Give back the lines exactly, from the first one to the line with "(mtext) at (33,353)", both ends included.

# # # #

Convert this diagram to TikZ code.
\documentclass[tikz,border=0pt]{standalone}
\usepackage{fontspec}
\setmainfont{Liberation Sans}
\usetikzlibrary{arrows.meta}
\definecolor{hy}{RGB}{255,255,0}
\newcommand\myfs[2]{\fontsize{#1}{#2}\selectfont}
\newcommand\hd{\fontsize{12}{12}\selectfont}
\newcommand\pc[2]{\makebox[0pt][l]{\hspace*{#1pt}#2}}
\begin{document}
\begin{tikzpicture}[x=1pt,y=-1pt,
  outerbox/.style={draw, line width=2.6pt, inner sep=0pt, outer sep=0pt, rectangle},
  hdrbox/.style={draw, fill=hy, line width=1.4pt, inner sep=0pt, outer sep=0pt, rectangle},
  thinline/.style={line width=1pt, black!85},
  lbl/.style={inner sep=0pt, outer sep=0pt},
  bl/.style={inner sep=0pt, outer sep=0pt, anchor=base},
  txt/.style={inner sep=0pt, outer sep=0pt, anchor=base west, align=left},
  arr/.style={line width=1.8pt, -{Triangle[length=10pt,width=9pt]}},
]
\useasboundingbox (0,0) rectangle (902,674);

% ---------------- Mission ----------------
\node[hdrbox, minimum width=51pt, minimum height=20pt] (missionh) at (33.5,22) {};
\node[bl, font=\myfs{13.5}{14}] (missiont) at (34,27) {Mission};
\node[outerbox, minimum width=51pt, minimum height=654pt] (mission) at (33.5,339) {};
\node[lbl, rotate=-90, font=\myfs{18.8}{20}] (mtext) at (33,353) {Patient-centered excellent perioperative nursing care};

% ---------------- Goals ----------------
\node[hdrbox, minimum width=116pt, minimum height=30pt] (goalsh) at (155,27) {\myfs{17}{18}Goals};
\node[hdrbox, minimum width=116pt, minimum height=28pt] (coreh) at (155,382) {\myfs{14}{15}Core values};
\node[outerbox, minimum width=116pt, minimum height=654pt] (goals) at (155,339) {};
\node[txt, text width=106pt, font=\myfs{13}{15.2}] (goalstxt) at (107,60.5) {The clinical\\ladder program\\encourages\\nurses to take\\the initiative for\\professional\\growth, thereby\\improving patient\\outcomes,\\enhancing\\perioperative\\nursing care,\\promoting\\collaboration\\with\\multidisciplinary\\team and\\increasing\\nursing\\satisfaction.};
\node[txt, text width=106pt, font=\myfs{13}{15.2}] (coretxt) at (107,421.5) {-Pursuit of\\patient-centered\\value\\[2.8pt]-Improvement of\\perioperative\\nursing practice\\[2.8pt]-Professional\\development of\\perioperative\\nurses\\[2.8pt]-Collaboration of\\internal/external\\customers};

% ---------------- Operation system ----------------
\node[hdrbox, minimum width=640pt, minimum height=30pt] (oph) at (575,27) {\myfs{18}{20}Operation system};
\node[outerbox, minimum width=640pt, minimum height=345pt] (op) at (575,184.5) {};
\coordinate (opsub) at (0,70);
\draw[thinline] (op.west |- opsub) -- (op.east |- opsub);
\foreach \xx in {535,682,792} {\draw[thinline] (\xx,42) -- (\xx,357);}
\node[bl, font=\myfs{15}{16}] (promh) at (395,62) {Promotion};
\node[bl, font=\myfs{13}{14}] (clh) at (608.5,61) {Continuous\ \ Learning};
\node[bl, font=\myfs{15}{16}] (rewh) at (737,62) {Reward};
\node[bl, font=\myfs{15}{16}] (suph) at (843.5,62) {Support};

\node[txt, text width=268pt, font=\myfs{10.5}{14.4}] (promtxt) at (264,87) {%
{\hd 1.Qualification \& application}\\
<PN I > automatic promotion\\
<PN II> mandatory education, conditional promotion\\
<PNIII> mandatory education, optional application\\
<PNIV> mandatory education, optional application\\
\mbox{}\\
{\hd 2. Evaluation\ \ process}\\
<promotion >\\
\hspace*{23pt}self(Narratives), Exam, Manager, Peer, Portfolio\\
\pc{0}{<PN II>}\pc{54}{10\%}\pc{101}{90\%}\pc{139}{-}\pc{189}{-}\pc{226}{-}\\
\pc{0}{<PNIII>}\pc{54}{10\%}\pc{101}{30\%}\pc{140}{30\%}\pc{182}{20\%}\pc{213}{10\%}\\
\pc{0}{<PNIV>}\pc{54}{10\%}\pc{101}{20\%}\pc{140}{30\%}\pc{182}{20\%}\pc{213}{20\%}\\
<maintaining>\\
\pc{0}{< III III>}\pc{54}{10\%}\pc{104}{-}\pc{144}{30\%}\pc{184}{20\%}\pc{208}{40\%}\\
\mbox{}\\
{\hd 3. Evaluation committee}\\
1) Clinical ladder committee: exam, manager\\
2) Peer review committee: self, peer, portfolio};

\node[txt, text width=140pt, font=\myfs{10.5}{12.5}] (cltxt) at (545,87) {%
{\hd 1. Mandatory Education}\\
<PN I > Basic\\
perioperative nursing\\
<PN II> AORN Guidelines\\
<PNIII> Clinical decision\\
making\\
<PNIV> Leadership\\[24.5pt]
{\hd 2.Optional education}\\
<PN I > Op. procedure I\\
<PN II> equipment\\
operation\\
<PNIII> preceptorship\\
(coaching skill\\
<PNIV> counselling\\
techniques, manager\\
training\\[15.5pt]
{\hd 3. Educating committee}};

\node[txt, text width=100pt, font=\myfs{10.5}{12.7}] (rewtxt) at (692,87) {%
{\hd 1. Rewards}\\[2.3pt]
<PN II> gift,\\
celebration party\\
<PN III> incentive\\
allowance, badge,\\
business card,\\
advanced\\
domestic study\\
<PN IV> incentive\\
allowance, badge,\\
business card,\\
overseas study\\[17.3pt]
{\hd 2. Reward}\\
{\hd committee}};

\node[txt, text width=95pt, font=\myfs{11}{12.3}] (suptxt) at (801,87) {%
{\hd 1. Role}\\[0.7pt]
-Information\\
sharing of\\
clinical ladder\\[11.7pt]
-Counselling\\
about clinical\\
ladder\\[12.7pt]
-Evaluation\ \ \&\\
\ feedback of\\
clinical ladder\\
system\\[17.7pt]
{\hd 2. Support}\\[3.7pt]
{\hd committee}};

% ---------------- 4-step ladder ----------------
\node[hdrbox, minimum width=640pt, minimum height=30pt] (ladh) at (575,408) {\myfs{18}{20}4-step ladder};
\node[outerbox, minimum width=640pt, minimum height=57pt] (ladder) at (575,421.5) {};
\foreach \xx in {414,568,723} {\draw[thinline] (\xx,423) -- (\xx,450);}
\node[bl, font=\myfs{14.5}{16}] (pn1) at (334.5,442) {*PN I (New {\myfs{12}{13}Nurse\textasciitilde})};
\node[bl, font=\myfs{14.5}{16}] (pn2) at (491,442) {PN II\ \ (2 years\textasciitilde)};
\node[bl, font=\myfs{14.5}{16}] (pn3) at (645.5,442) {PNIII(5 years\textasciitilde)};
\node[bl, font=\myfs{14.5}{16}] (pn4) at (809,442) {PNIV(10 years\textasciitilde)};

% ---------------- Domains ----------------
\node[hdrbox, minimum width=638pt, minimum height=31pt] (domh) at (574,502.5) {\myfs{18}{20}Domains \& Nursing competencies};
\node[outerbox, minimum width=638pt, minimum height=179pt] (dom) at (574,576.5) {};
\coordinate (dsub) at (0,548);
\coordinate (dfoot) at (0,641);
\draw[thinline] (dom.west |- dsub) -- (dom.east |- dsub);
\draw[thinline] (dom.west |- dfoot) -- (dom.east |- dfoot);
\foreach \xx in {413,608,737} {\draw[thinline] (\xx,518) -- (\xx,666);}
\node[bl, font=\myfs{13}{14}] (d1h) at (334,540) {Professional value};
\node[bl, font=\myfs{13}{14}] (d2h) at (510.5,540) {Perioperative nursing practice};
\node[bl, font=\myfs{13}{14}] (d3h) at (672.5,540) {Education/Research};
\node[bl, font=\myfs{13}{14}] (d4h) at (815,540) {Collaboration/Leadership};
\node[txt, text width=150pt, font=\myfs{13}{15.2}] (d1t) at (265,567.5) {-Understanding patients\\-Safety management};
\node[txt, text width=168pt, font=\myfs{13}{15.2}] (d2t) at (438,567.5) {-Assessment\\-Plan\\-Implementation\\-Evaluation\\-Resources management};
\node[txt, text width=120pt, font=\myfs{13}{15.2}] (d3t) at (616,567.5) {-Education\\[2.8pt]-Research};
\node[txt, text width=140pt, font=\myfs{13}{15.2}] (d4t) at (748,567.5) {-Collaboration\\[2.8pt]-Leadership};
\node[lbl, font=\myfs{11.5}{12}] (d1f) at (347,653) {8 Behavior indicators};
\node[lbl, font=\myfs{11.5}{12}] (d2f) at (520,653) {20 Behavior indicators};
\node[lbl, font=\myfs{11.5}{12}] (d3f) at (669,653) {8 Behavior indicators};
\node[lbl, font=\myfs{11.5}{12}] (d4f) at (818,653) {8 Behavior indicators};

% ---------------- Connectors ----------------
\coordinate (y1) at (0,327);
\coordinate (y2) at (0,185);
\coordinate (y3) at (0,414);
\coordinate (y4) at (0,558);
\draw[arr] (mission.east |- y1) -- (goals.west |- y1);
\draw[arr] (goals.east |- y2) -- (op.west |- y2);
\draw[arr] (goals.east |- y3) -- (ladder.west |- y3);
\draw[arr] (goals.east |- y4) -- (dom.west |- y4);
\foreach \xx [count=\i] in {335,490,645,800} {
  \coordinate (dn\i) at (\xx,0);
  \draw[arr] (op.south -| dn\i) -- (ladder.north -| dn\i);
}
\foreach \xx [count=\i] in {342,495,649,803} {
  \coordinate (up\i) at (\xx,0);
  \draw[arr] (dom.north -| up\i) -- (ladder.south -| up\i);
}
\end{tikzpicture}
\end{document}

# # # #

Exercise output:
Convert this diagram to TikZ code.
\documentclass[tikz,border=0pt]{standalone}
\usepackage{fontspec}
\setmainfont{Liberation Sans}
\usetikzlibrary{arrows.meta}
\definecolor{hy}{RGB}{255,255,0}
\newcommand\myfs[2]{\fontsize{#1}{#2}\selectfont}
\newcommand\hd{\fontsize{12}{12}\selectfont}
\newcommand\pc[2]{\makebox[0pt][l]{\hspace*{#1pt}#2}}
\begin{document}
\begin{tikzpicture}[x=1pt,y=-1pt,
  outerbox/.style={draw, line width=2.6pt, inner sep=0pt, outer sep=0pt, rectangle},
  hdrbox/.style={draw, fill=hy, line width=1.4pt, inner sep=0pt, outer sep=0pt, rectangle},
  thinline/.style={line width=1pt, black!85},
  lbl/.style={inner sep=0pt, outer sep=0pt},
  bl/.style={inner sep=0pt, outer sep=0pt, anchor=base},
  txt/.style={inner sep=0pt, outer sep=0pt, anchor=base west, align=left},
  arr/.style={line width=1.8pt, -{Triangle[length=10pt,width=9pt]}},
]
\useasboundingbox (0,0) rectangle (902,674);

% ---------------- Mission ----------------
\node[hdrbox, minimum width=51pt, minimum height=20pt] (missionh) at (33.5,22) {};
\node[bl, font=\myfs{13.5}{14}] (missiont) at (34,27) {Mission};
\node[outerbox, minimum width=51pt, minimum height=654pt] (mission) at (33.5,339) {};
\node[lbl, rotate=-90, font=\myfs{18.8}{20}] (mtext) at (33,353) {Patient-centered excellent perioperative nursing care};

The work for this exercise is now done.